## begin
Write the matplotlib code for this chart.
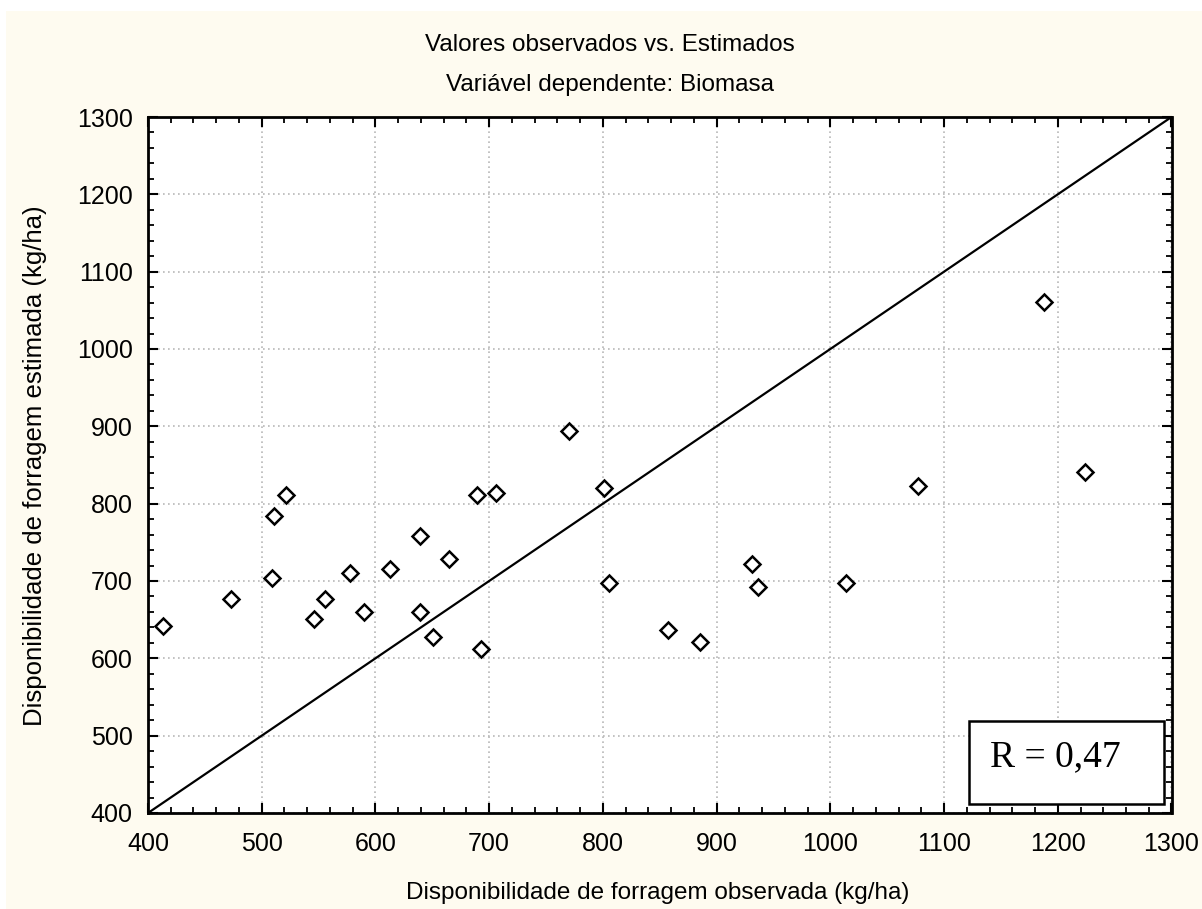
import numpy as np
import matplotlib.pyplot as plt
from matplotlib.patches import Rectangle
from matplotlib.ticker import MultipleLocator

# observed vs estimated forage availability (kg/ha)
observada = [413, 473, 509, 511, 521, 546, 556, 578, 590, 613, 639, 639, 651, 665,
             689, 693, 706, 770, 801, 805, 857, 885, 931, 936, 1014, 1077, 1224, 1188]
estimada = [642, 677, 704, 784, 811, 651, 677, 710, 660, 716, 758, 660, 627, 728,
            811, 612, 814, 894, 820, 698, 636, 621, 722, 692, 698, 823, 841, 1061]
ident = [400, 1300]
ticks = list(range(400, 1301, 100))

plt.rcParams['font.family'] = ['Liberation Sans', 'DejaVu Sans']

fig = plt.figure(figsize=(12.02, 9.09), dpi=100)
fig.patch.set_facecolor('white')
fig.patches.append(Rectangle((6/1202, 0), 1, 1 - 11/909, transform=fig.transFigure,
                             facecolor='#FEFBF0', edgecolor='none', zorder=-10))

ax = fig.add_axes([148/1202, 1 - 813/909, 1023.5/1202, 696/909])
ax.set_facecolor('white')

ax.plot(ident, ident, color='black', lw=1.6, zorder=2)
ax.plot(observada, estimada, 'D', ms=8, mfc='white', mec='black', mew=1.8, zorder=3)

ax.set_xlim(400, 1300)
ax.set_ylim(400, 1300)
ax.set_xticks(ticks)
ax.set_yticks(ticks)
ax.xaxis.set_minor_locator(MultipleLocator(20))
ax.yaxis.set_minor_locator(MultipleLocator(20))
ax.tick_params(which='both', direction='in', top=True, right=True, color='black')
ax.tick_params(which='major', length=7, width=1.5, labelsize=18, pad=11)
ax.tick_params(axis='x', which='major', pad=14)
ax.tick_params(which='minor', length=4, width=1.3)
for s in ax.spines.values():
    s.set_linewidth(2)
ax.grid(True, which='major', color='#B8B8B8', ls=(0, (1, 2)), lw=1.2)
ax.set_axisbelow(True)

fig.text(658/1202, 1 - 893/909, 'Disponibilidade de forragem observada (kg/ha)',
         ha='center', va='center', fontsize=17.5)
fig.text(35/1202, 1 - 466/909, 'Disponibilidade de forragem estimada (kg/ha)',
         ha='center', va='center', rotation=90, fontsize=18.5)
fig.text(610/1202, 1 - 45/909, 'Valores observados vs. Estimados', ha='center', va='center', fontsize=17.5)
fig.text(610/1202, 1 - 85/909, 'Variável dependente: Biomasa', ha='center', va='center', fontsize=17.5)

ax.add_patch(Rectangle((0.8025, 0.013), 0.19, 0.119, transform=ax.transAxes,
                       facecolor='white', edgecolor='black', lw=1.8, zorder=5))
ax.text(0.887, 0.08, 'R = 0,47', transform=ax.transAxes, ha='center', va='center',
        fontsize=27, family='Liberation Serif', zorder=6)

fig.savefig('out.png', dpi=100)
## end
YOUR OBJECTIVE >> Transcribe exactly, with no pictures, the lines running from the first line of the material through the line holding "ax.set_facecolor('white')".

CORRECT ANSWER >>
Write the matplotlib code for this chart.
import numpy as np
import matplotlib.pyplot as plt
from matplotlib.patches import Rectangle
from matplotlib.ticker import MultipleLocator

# observed vs estimated forage availability (kg/ha)
observada = [413, 473, 509, 511, 521, 546, 556, 578, 590, 613, 639, 639, 651, 665,
             689, 693, 706, 770, 801, 805, 857, 885, 931, 936, 1014, 1077, 1224, 1188]
estimada = [642, 677, 704, 784, 811, 651, 677, 710, 660, 716, 758, 660, 627, 728,
            811, 612, 814, 894, 820, 698, 636, 621, 722, 692, 698, 823, 841, 1061]
ident = [400, 1300]
ticks = list(range(400, 1301, 100))

plt.rcParams['font.family'] = ['Liberation Sans', 'DejaVu Sans']

fig = plt.figure(figsize=(12.02, 9.09), dpi=100)
fig.patch.set_facecolor('white')
fig.patches.append(Rectangle((6/1202, 0), 1, 1 - 11/909, transform=fig.transFigure,
                             facecolor='#FEFBF0', edgecolor='none', zorder=-10))

ax = fig.add_axes([148/1202, 1 - 813/909, 1023.5/1202, 696/909])
ax.set_facecolor('white')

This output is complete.